Everyone should try this all time classic at least once throughout their life! It is divinely tasty and it will make your taste buds travel somewhere warm and colourful!

Enjoy with a side of couscous or crusty bread.

Lamb Tagine with prunes


Serves 4 to 6


  • 2 tablespoons olive oil
  • 1.2 kg lamb shanks trimmed of excess fat (about 4 small or 3 large shanks) - check notes for other types of meat 
  • 4 large onions (about 800 gr), chopped
  • 1 tablespoon finely chopped garlic (about 4 cloves)
  • 1 teaspoon ground turmeric
  • 1 teaspoon ground ginger
  • 1 teaspoon salt or more to taste
  • ¼ teaspoon ground black pepper
  • ¼  teaspoon saffron
  • 1 large coriander bouquet, tied
  • Toasted sesame seeds or chopped roasted almonds for garnish

Caramelised prunes

  • 300 gr soft dried prunes
  • 3 tablespoons honey
  • 1 teaspoon ground cinnamon


• In a large casserole, heat the olive oil to medium-high heat and brown the lamb shanks on each side. Make sure the pan is very hot before placing the meat in the pan, you should hear a sizzle when the meat touches the pan, if you don't, it means the pan is not warm enough. The meat will be naturally released once browned, don’t be tempted to flip it earlier. If you try to flip too early, you will notice that the meat sticks to the pan and you might damage it .

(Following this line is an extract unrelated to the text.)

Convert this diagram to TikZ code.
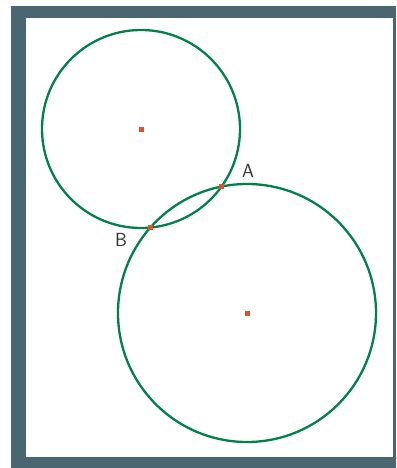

• Remove the browned lamb shanks from the pan and set aside. In the same casserole, place the onions and lower the heat to medium. Cover with a lid and leave the onions until they are soft and translucent, about 10 to 15 minutes. This will allow sweating the onions.

• Once you’ve sweated the onions, place the lamb shanks, the garlic, spices, salt and pepper in the casserole. Pour a cup and half of water (320 ml) in the casserole and place the coriander bouquet on top of the meat. Bring to the boil and cover with a lid over medium-low heat. Leave to simmer gently for 2 hours or until the meat is soft and separates easily from the bone.

• Halfway through cooking, after about 1 hour, reserve ½ cup of liquid from the casserole and set aside. At this stage, if it looks like there is almost no liquid left in the tagine, add a few tablespoons (or 1/4 a cup) of water in the casserole to avoid the tagine from drying out and sticking to the pan. 

• Meanwhile, prepare the caramelized prunes. Transfer the prunes in boiling water for 5 minutes to soften them and drain. Then, in a small deep skillet, transfer the liquids you reserved earlier (½ cup) along with the drained prunes, cinnamon and honey over medium-low heat. Leave to simmer for 5 minutes until the sauce starts to thicken. Set aside until ready to serve. 

• To serve, place the lamb shank and the onion sauce in a plate, arrange the prunes and the syrup (from the prunes) on top. Garnish with toasted sesame seeds or chopped roasted almonds. Enjoy with a side of couscous or crusty bread. 


•  Any type of slow braising beef or lamb pieces, trimmed of excess fat. will work for this recipe instead of the lamb shanks (i.e. lamb shoulder, lamb or beef neck, beef shin).